За что «Жизнь за царя» была признана хорошею оперой, а Глинка примечательным отечественным композитором? Во-первых, за патриотический сюжет, а во-вторых (и еще более), за все то, что в опере было слабого. Стоит только вспомнить, какие места оперы производили всегда наибольшее впечатление. Все, что было там концертного, итальянского, сентиментального, плаксивого, то только и признавалось прекрасным, оригинальным (например, трио «Не томи, родимый», ария Вани, Антониды и тому подобные пьесы, заключающие в себе лишь отрицательные качества); эти вещи всегда и больше всего и нравились, на них только и было устремлено общее внимание, им опера и была обязана главным успехом. Точно так же все, что в опере встречалось ложнорусского, банального (например, «после драки молодецкой», дуэт и квартет третьего акта, многие места из роли Сусанина, иные танцы), считалось венцом национального творчества, находило поклонников. Напротив, что только было могучего, правдивого, гениального в большинстве хоров, в речитативах, в декламации — то оставалось незамеченным, неизвестным массе. До сих пор продолжается все то же, и тот самый Ростислав, о котором говорено выше, еще недавно заявлял печатно, что «Жизнь за царя» — была попытка «облечь в художественную форму народные наши мелодии» и что, благодаря этой попытке, русские «меломаны» (!?) «вкусили сладкого плода разукрашенной мелодии» и проч. Видите, в чем тут все дело состоит для г. Ростислава и его публики? В разукрашенных и иных мелодиях! Понимаете, что такое облечение национальных мелодий в художественную форму? Это просто-напросто втискивание русских или псевдорусских мотивов в форму итальянских арий, дуэтов, терцетов и т. д., и когда это было сделано, тогда оказался у нас «сладкий плод», все остались довольны, пришли в восхищение от этой истинно национальной музыки. Поклонение «Жизни за царя» было только поклонением обычному итальянскому пению, слегка переделанному на русские нравы.

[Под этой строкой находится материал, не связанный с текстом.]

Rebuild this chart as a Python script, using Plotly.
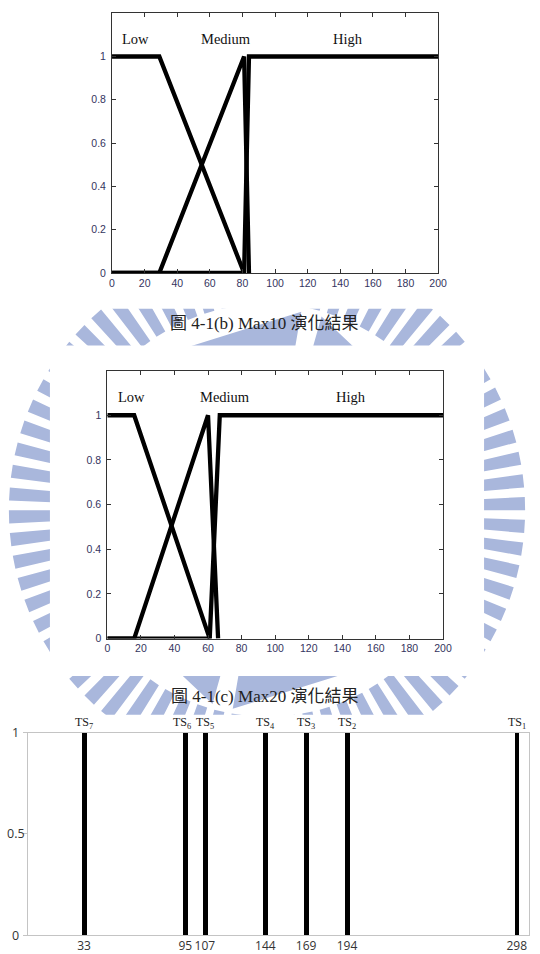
import math
import plotly.graph_objects as go

W, H = 540, 954

# ---------------- data ----------------
# Max10 membership functions (x breakpoints, membership values)
max10_low_x = [0, 29, 81]
max10_low_y = [1, 1, 0]
max10_med_x = [0, 29, 81, 84]
max10_med_y = [0, 0, 1, 0]
max10_high_x = [0, 81, 84, 200]
max10_high_y = [0, 0, 1, 1]

# Max20 membership functions
max20_low_x = [0, 16, 61]
max20_low_y = [1, 1, 0]
max20_med_x = [0, 16, 60, 66]
max20_med_y = [0, 0, 1, 0]
max20_high_x = [0, 61, 67, 200]
max20_high_y = [0, 0, 1, 1]

mf_labels = ["Low", "Medium", "High"]
mf_label_x = [5, 70, 145]
mf_label_y = 1.08

mf_xticks = [0, 20, 40, 60, 80, 100, 120, 140, 160, 180, 200]
mf_yticks = [0, 0.2, 0.4, 0.6, 0.8, 1]
mf_yticktext = ["0", "0.2", "0.4", "0.6", "0.8", "1"]

# threshold sets
ts_pos = [33, 95, 107, 144, 169, 194, 298]
ts_index = [7, 6, 5, 4, 3, 2, 1]
ts_height = [1, 1, 1, 1, 1, 1, 1]
ts_yticks = [0, 0.5, 1]
ts_yticktext = ["0", "0.5", "1"]

captions = ["圖 4-1(b) Max10 演化結果", "圖 4-1(c) Max20 演化結果"]

# ---------------- helpers ----------------
def px(x):
    return x / W


def py(y):
    return 1 - y / H


fig = go.Figure()

line_style = dict(color="black", width=4.3)
for xs, ys in [(max10_low_x, max10_low_y), (max10_med_x, max10_med_y), (max10_high_x, max10_high_y)]:
    fig.add_trace(go.Scatter(x=xs, y=ys, mode="lines", line=line_style, xaxis="x", yaxis="y",
                             showlegend=False, hoverinfo="skip"))
for xs, ys in [(max20_low_x, max20_low_y), (max20_med_x, max20_med_y), (max20_high_x, max20_high_y)]:
    fig.add_trace(go.Scatter(x=xs, y=ys, mode="lines", line=line_style, xaxis="x2", yaxis="y2",
                             showlegend=False, hoverinfo="skip"))

fig.add_trace(go.Bar(x=ts_pos, y=ts_height, width=2.9, marker=dict(color="black", line=dict(width=0)),
                     xaxis="x3", yaxis="y3", showlegend=False, hoverinfo="skip"))

tick_font = dict(family="Liberation Sans, Arial", size=10.5, color="#34345e")
frame = dict(showline=True, linecolor="#333333", linewidth=1, mirror="ticks", ticks="inside",
             ticklen=4, tickcolor="#333333", showgrid=False, zeroline=False, tickfont=tick_font,
             tickangle=0)

fig.update_layout(
    width=W, height=H, autosize=False,
    margin=dict(l=0, r=0, t=0, b=0),
    paper_bgcolor="white", plot_bgcolor="rgba(0,0,0,0)",
    xaxis=dict(domain=[px(111.5), px(445)], anchor="y", range=[0, 200], tickvals=mf_xticks, **frame),
    yaxis=dict(domain=[py(275), py(13.3)], anchor="x", range=[0, 1.2], tickvals=mf_yticks,
               ticktext=mf_yticktext, ticklabelstandoff=3, **frame),
    xaxis2=dict(domain=[px(106.7), px(450)], anchor="y2", range=[0, 200], tickvals=mf_xticks, **frame),
    yaxis2=dict(domain=[py(643.3), py(373.3)], anchor="x2", range=[0, 1.2], tickvals=mf_yticks,
                ticktext=mf_yticktext, ticklabelstandoff=3, **frame),
    xaxis3=dict(domain=[px(25.3), px(538)], anchor="y3", range=[-1.5, 305.5], tickvals=ts_pos,
                ticktext=[str(v) for v in ts_pos], ticks="", showline=True, mirror=True,
                linecolor="#c4c4c4", linewidth=1, showgrid=False, zeroline=False, tickangle=0,
                tickfont=dict(family="Open Sans, Noto Sans", size=12, color="#333333")),
    yaxis3=dict(domain=[py(942), py(738)], anchor="x3", range=[0, 1], tickvals=ts_yticks,
                showticklabels=False, ticks="outside", ticklen=4, tickcolor="#c4c4c4",
                showline=True, mirror=True, linecolor="#c4c4c4", linewidth=1,
                showgrid=False, zeroline=False),
    bargap=0,
)

# ---------------- watermark (decorative background) ----------------
wm_color = "#a9b7dc"
cx, cy = 270, 514


def pt(r, a):
    return px(cx + r * math.cos(a)), py(cy - r * math.sin(a))


def wedge(r1, r2, a1, a2, twist=0.0):
    p = [pt(r1, a1), pt(r2, a1 + twist), pt(r2, a2 + twist), pt(r1, a2)]
    return "M{:.5f},{:.5f} L{:.5f},{:.5f} L{:.5f},{:.5f} L{:.5f},{:.5f} Z".format(
        p[0][0], p[0][1], p[1][0], p[1][1], p[2][0], p[2][1], p[3][0], p[3][1])


stripes = []
n = 72
for i in range(n):
    a = 2 * math.pi * i / n
    stripes.append(wedge(208, 264, a, a + 2 * math.pi / n * 0.58))
inner = []
m = 6
for i in range(m):
    a = 2 * math.pi * i / m + 0.35
    inner.append(wedge(140, 203, a, a + 2 * math.pi / m * 0.9))

shapes = [
    dict(type="path", xref="paper", yref="paper", path=" ".join(stripes), fillcolor=wm_color,
         line=dict(width=0), layer="below"),
    dict(type="path", xref="paper", yref="paper", path=" ".join(inner), fillcolor=wm_color,
         line=dict(width=0), layer="below"),
]
# white boxes of the pasted chart images
for x0, y0, x1, y1 in [(0, 0, 540, 311), (48, 348, 492, 681), (0, 720, 540, 954)]:
    shapes.append(dict(type="rect", xref="paper", yref="paper", x0=px(x0), x1=px(x1),
                       y0=py(y1), y1=py(y0), fillcolor="white", line=dict(width=0), layer="below"))
fig.update_layout(shapes=shapes)

# ---------------- annotations ----------------
ann = []
serif = "Liberation Serif, Times New Roman, serif"
for xr, yr in [("x", "y"), ("x2", "y2")]:
    for lab, lx in zip(mf_labels, mf_label_x):
        ann.append(dict(x=lx, y=mf_label_y, xref=xr, yref=yr, text=lab, showarrow=False,
                        xanchor="left" if lab == "Low" else "center", yanchor="middle",
                        font=dict(family=serif, size=14.5, color="#111111")))

cap_y = [326, 702]
for txt, cy_ in zip(captions, cap_y):
    ann.append(dict(x=0.495, y=py(cy_), xref="paper", yref="paper", text=txt, showarrow=False,
                    xanchor="center", yanchor="middle",
                    font=dict(family="Liberation Serif, Noto Sans CJK TC", size=17, color="#222222")))

for pos, idx in zip(ts_pos, ts_index):
    ann.append(dict(x=pos, y=1, xref="x3", yref="y3", text="TS<sub>%d</sub>" % idx, showarrow=False,
                    xanchor="center", yanchor="bottom", yshift=0, xshift=-3 if idx == 6 else 0,
                    font=dict(family=serif, size=12, color="#222222")))

for v, t in zip(ts_yticks, ts_yticktext):
    ann.append(dict(x=px(13), y=v, xref="paper", yref="y3", text=t, showarrow=False,
                    xanchor="center", yanchor="middle",
                    font=dict(family="Open Sans, Noto Sans", size=12.5, color="#333333")))

fig.update_layout(annotations=ann)

fig.write_html("out.html")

Но когда потом, широко развернув свои крылья, Глинка понесся орлиным полетом на высоты еще не виданные, еще не тронутые, русская публика отшатнулась от него, как от падшего таланта, как от врага. Глинку жалели, о нем говорили с состраданием, над ним трунили и насмехались. Один граф, тогдашний высший судия и оценщик музыкальный, погружая свой подбородок в галстук, говорил про какого-нибудь Рубини: «C'est Jupiter Olympien», a про «Руслана»: «C'est un opИra manquИ»; один очень известный тогда генерал обещался посылать своих проштрафившихся офицеров, вместо гауптвахты, на представление того же «Руслана», и вот — точно так же продолжается и по сю пору: истинные ценители и судьи не переставали еще с искренним соболезнованием припоминать при случае об этом бедном промахнувшемся Глинке, о его несчастной, неудачной опере!
Однако за что вся эта напасть, за что так не любили всегда эту оперу, в чем ее обвиняли? О, ее обвиняли во многом, обвинения сыпались со всех сторон.
Чаще всего обвиняли «Руслана» за то, что это будто бы «музыка немецкая». Ну, этого всегда надо было ожидать: что публике в музыке не нравится, то у ней всегда немецкое. Слово «немецкое» обыкновенно ничего другого не значит в устах русской публики, кроме того, что такая-то музыка ей антипатична и не есть ходячая итальянская. Только. Одним словом, это выражение совершенно равняется старинным обвинениям в вольтерианстве и фармасонстве. И тут, и там в основе лежит одна и та же бессмыслица, одно и то же полнейшее незнание.